I am going through quite a challenging time at the moment as I feel like I have spent so much time planning my life only to find that someone else somewhere has something completely different in store for me. From being a child I have suffered from OCD and it was only a couple of years ago that I have been able to control it, rather than allowing it to control me. However old habits die hard, and so there are still some things that creep in to my everyday life.

I have always had the plan to work my way through education and constantly look to progress and improve. I completed my BA and a few years later did my MA and have looked into PHDs. I am traditional in the sense that I wanted to be married, get a mortgage and a successful career, and I have worked my way up a ladder in a respected profession. But somehow I have just achieved my PGCE (teaching qualification) and realised that its not the career I wanted to have. Of course my dream career would be writing professionally, but we all know how hard that can be, so until then I have had to 'work'. I can't be the worst teacher in the world as I wouldn't have got to where I am, but my heart just isn't in it. I now feel that I have failed because I feel like I have wasted many years when I could have been working towards something else.

There are also other aspects of my life that have changed, which I will go into at a later date, but they have led me to realise that 'All work and no play makes Jack a dull boy'; there is more to life to work, and there is no one that I need to prove myself to. Now I just want a stress free job, which gets me by, so that I can focus on more important things in life. However now I find myself in a new job desperate to get out, and wondering how hard it is going to be applying for jobs in a different field, now that my CV is so tilted in another direction.

Monday 18 July 2016

The Writer

I thought it was about time that I actually shared a little more about myself with you, then maybe my posts might not be so random.

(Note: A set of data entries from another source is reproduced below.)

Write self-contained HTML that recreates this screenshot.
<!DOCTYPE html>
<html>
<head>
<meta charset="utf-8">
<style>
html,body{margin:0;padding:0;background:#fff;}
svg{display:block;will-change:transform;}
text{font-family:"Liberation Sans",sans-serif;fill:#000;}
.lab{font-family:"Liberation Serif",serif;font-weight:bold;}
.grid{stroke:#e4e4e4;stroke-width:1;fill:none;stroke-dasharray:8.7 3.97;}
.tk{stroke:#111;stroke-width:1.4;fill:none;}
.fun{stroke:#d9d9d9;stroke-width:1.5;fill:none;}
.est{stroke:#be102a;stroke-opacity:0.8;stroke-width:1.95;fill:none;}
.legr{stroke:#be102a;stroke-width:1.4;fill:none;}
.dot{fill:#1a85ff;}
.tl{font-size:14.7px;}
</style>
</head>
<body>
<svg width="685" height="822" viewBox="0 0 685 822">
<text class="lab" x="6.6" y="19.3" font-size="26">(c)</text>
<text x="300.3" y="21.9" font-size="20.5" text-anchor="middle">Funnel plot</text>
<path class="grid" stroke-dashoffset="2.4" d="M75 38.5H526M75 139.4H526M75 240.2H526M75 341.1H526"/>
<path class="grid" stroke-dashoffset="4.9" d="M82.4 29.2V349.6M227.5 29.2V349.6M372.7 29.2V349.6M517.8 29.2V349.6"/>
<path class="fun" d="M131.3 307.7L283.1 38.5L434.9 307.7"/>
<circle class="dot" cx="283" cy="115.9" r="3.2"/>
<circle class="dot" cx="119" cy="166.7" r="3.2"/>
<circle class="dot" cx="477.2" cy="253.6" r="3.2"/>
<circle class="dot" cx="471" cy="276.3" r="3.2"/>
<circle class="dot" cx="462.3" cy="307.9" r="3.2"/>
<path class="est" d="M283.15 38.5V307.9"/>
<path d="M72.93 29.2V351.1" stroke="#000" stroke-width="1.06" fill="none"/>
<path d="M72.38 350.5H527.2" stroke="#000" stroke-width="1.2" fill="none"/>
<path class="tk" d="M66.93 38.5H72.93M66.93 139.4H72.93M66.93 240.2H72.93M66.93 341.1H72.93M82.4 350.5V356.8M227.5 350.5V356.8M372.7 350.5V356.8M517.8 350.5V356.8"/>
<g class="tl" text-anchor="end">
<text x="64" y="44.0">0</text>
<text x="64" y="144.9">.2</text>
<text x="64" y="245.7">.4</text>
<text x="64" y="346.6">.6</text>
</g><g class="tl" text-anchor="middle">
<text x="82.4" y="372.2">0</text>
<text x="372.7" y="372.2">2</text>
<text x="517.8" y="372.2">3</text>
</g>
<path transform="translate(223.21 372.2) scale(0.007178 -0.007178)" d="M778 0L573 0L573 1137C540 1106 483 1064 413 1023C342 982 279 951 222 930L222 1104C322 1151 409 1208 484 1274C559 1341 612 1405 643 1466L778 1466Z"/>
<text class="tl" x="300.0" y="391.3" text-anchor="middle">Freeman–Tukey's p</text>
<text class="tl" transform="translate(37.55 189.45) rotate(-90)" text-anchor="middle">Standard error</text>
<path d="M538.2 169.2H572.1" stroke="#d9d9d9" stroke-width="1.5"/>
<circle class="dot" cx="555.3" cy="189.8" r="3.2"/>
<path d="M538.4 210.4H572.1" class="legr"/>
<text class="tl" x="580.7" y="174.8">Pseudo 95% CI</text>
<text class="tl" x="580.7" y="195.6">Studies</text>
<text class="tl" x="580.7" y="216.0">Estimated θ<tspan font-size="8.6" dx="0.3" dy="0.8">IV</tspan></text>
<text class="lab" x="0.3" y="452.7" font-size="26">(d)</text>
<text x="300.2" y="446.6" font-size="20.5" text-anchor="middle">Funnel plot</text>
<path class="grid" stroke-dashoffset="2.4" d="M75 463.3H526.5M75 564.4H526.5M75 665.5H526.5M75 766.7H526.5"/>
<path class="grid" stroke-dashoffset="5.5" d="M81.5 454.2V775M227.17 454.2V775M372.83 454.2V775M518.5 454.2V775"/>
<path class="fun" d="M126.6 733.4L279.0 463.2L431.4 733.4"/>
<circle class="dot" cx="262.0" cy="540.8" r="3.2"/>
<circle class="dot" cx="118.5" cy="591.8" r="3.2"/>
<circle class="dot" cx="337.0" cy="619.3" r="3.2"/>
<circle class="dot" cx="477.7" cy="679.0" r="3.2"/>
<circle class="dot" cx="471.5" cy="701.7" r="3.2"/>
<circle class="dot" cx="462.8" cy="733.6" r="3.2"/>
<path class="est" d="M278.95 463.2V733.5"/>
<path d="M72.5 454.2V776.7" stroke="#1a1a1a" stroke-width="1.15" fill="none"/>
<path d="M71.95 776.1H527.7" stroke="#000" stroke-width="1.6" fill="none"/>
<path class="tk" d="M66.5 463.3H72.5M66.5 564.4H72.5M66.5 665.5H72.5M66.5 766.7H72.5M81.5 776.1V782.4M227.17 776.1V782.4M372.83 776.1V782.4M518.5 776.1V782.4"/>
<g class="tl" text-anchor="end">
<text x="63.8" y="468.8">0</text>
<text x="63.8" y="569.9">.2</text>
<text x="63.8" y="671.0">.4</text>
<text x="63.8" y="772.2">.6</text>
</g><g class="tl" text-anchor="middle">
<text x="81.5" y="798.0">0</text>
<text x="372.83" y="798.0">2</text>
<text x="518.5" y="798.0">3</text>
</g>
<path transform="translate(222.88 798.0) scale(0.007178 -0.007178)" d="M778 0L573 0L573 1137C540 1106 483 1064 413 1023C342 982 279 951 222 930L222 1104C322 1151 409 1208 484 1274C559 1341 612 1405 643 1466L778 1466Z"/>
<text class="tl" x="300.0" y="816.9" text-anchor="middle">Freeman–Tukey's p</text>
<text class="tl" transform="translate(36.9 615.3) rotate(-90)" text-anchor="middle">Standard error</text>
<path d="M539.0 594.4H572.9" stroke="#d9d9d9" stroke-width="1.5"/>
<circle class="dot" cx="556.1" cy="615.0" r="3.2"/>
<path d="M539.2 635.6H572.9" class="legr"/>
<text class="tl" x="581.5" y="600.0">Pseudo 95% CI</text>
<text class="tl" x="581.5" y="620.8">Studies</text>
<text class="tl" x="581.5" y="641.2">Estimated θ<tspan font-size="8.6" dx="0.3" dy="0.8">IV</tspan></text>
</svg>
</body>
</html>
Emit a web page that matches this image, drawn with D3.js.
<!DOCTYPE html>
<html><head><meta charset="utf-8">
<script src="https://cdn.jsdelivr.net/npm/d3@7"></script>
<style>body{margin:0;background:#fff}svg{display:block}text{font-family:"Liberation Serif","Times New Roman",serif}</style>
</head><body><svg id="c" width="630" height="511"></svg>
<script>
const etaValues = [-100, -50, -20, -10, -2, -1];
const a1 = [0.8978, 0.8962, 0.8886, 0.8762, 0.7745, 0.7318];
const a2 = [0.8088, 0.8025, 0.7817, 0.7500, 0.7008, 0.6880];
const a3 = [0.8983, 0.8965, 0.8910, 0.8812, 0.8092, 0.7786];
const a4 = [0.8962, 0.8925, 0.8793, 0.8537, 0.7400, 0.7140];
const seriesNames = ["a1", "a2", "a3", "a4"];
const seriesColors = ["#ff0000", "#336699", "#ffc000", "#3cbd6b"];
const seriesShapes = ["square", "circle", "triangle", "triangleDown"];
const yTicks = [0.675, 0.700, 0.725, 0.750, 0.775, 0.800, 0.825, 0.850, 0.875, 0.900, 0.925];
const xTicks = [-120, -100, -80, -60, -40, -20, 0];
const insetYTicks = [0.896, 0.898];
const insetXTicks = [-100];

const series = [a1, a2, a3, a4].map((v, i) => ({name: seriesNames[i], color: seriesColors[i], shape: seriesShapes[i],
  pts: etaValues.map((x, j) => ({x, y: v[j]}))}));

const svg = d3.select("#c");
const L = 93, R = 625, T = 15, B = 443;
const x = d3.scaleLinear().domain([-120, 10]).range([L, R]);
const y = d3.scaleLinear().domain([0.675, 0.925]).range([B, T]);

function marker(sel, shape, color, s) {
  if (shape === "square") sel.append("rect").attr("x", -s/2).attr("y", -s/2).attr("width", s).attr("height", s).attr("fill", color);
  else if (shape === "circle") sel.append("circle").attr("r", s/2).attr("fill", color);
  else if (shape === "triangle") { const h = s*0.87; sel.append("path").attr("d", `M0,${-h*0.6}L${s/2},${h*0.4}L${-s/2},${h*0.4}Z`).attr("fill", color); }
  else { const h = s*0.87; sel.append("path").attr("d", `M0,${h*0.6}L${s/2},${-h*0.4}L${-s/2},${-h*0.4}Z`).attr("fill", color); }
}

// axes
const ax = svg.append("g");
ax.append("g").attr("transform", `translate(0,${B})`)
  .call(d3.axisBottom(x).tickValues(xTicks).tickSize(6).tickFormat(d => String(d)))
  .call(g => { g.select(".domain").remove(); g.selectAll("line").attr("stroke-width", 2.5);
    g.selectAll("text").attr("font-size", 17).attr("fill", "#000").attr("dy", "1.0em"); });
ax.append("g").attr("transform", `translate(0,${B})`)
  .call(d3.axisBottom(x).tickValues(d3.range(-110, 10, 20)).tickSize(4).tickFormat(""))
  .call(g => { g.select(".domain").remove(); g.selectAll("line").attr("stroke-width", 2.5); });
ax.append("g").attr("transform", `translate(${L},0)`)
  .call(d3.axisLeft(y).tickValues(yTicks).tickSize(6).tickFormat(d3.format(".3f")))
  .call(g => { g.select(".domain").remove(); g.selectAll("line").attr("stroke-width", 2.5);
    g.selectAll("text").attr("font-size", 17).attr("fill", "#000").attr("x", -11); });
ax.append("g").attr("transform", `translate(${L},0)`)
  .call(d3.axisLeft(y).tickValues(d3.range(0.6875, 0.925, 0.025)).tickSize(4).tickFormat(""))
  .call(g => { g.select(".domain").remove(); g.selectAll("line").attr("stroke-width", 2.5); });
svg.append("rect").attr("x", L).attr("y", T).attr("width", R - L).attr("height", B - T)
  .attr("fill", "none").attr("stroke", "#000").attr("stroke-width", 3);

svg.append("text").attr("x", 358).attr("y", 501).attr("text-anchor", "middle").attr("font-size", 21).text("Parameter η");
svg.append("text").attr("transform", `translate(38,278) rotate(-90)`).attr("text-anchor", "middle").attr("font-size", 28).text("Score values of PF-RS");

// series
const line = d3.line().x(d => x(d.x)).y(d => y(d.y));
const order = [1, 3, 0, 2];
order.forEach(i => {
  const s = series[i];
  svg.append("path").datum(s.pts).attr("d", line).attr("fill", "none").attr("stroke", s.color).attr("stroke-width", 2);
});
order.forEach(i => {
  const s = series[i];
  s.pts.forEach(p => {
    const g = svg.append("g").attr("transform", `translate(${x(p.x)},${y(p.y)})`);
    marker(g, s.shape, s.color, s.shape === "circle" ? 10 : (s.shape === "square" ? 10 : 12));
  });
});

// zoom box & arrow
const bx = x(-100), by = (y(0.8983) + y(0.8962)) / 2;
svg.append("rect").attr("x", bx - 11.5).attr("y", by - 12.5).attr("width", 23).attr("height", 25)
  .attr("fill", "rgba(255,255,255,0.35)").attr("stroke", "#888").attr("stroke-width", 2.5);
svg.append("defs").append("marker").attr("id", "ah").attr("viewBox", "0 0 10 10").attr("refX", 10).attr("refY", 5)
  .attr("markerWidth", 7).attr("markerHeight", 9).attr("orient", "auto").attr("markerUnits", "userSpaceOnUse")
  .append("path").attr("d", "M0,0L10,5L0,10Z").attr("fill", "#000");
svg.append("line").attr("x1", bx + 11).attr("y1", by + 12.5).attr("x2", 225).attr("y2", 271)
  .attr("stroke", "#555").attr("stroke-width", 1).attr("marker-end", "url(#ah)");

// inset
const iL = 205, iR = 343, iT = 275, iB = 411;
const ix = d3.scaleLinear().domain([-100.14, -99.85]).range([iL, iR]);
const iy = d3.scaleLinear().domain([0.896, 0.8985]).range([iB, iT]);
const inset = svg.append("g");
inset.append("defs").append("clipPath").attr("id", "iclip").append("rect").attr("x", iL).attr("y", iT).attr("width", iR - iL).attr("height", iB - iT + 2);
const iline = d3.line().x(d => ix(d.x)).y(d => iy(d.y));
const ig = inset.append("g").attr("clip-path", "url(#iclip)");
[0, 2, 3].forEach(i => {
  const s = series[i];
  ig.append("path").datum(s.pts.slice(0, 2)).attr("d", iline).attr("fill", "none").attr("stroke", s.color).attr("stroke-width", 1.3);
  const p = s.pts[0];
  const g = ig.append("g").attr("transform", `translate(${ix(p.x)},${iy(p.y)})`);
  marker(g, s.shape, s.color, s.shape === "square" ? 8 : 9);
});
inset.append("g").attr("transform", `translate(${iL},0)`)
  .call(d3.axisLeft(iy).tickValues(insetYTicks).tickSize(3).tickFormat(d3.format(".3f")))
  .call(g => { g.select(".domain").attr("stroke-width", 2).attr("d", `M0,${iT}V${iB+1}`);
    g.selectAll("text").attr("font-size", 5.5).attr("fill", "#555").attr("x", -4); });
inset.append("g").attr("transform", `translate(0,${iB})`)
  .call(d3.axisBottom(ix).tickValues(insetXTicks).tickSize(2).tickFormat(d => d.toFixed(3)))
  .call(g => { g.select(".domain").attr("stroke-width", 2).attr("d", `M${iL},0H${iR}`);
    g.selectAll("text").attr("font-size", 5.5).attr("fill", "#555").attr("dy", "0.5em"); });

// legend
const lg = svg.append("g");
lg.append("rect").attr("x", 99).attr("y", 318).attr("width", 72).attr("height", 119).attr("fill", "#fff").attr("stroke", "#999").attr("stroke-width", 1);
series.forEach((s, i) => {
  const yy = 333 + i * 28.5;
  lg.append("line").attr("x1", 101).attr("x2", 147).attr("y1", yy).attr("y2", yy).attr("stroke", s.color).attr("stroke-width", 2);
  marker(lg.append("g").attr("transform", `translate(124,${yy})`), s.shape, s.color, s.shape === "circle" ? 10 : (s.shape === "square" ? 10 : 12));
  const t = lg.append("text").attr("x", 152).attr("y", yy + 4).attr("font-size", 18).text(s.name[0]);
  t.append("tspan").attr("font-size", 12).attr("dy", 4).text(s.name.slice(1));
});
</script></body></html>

I live near Scarborough in the UK (you know the one, 'are you going to Scarborough fair?') It is a small seaside town and live in a village on the edge of it and on the border of the North Yorkshire Moors. I am so lucky to live here, as it is utterly beautiful and no matter what kind of day you have had it is only a short drive to somewhere to put you at ease.

I have done my fair share of studying and I have attained a BA, MA and more recently a PGCE. I have been working in education for nearly 7 years now, however over the last few months I am beginning to think that maybe it isn't the right career for me. Obviously a job writing would be ideal, but I haven't had a lot of luck there...and then there is animals, I would love to work with animals! Again I have been lucky with being able to progress within my industry, but you've got to do what makes you happy and with the way that the education sector is ran, it just doesn't make me happy.

I live with my amazing husband with our menagerie; a Husky called Esme, German Shepherd called Dexter and two cats called Figo and Bowie.

My family really do make me happy.
 
When I was at uni the first time I thought that I wanted to be a film director, but then I realised that I actually wanted to be writing the stories. So I went on to do my masters degree in Creative Writing. I had so much fun on that course and it was all for pleasure. I had previously written a screenplay and wanted to rewrite it as a novel - which I have now complete (though it is more of a novella). And that brings me to where I am today, waiting for a response from the literary agents I have pestered.
 
I know that writing won't necessarily make me famous, or save me from the boring everyday, but it does give me hope. It allows me to think that I can do anything. It doesn't matter if nobody reads my writing, what matters is that I have achieved something at the end of it. There were times I was really worried that I wouldn't finish it, because of time, commitments or that I'd give up. But I've done it now, and I can't wait to do more!